General Electric Co scaled back expectations for its full-year revenue and profit on Friday, overshadowing third-quarter profit that beat analyst forecasts and sending its shares lower.
Weak global economies and low oil prices hit the industrial giant’s sales of oil and gas infrastructure equipment especially hard. This limited GE’s organic revenue growth, which excludes acquisitions, to just 1 percent in the quarter.
The company’s shares were down 0.9 percent at USD 28.81 in afternoon trading on the New York Stock Exchange. Earlier the stock fell 2 percent, the biggest decliner in the Dow Jones Industrial Average index.
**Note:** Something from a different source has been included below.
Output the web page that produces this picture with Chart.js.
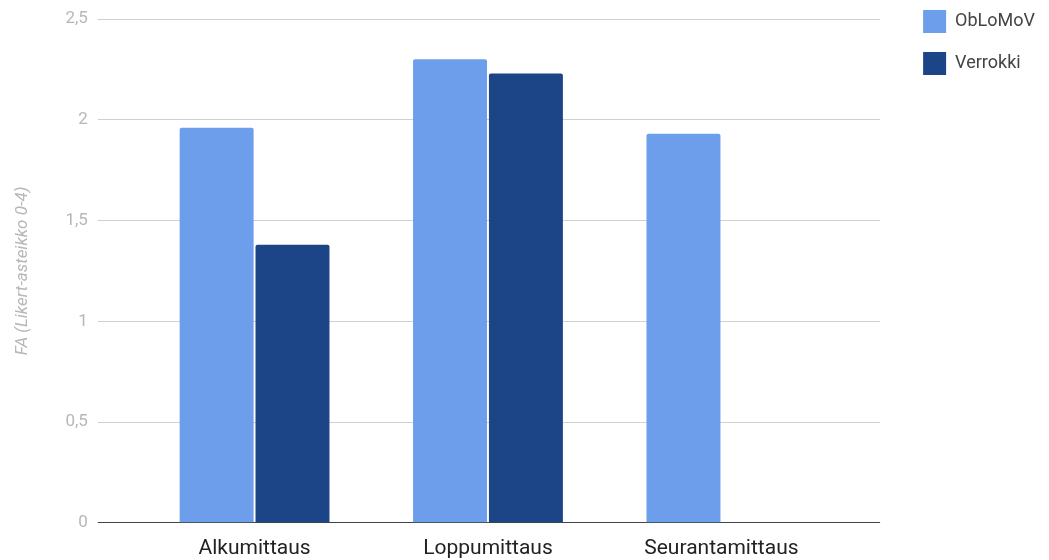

On the plus side, GE’s adjusted quarterly profit jumped 10 percent to 32 cents a share, exceeding the 30 cents that analysts had estimated on average, according to Thomson Reuters I/B/E/S.
Analysts said the beat was not a complete surprise since they had recently trimmed estimates by two or three cents.
GE also raised its full-year target for cash returned to shareholders to USD30 billion from USD26 billion and noted it had returned USD 25 billion in the first three quarters.
The company lifted its cash flow outlook to at least USD 32 billion, up from a range of USD 29 billion to USD 32 billion it forecast at the end of the second quarter.
But GE trimmed its full-year revenue forecast to flat to 2 percent growth, down from 2 percent to 4 percent growth.
It also narrowed its adjusted profit forecast to between USD 1.48 and USD 1.52 a share, compared with the USD 1.45 to USD 1.55 a share forecast at the end of the second quarter.
GE’s weak revenue largely reflected the continuing reluctance of oil and gas companies to make new long-term investments, despite signs that the market is picking up, GE officials said.
GE’s oil and gas segment revenue slumped 25 percent in the quarter, disappointing analysts, who had been hoping GE would report stronger revenue growth after a weak first half.
Three big international oil and gas deals that GE had expected to close in the second half have been delayed or suspended, so GE cut them from its projections for the year, Chief Financial Officer Jeff Bornstein told Reuters.
Bornstein said he thought the oil and gas market had bottomed during the summer and there were clear signs of growth in rig counts and other measures in North America. But sales of GE’s large equipment would take longer to improve.
“We believe it’ll begin to turn in 2017,” he said. “The speed with which that happens I don’t exactly know.”
Investors had been sceptical that GE’s organic revenue growth could hit analysts’ estimates of about 5 percent in the fourth quarter, Sanford C Bernstein analyst Steven Winoker wrote in a note.
Now, the anemic third-quarter growth “again calls into question the company’s ability to hit the 5 percent” target, he said.
While strength in GE’s healthcare, aviation and renewable energy businesses helped, “there is not going be the significant turnaround in the second half that was originally anticipated,” said Jeff Windau, an analyst at Edward Jones in St. Louis.
Still, cost-cutting in oil and gas and other businesses and a diminishing drag from foreign exchange translation should allow GE to deliver USD2 a share in adjusted earnings in 2018, Chief Executive Officer Jeff Immelt said on a conference call.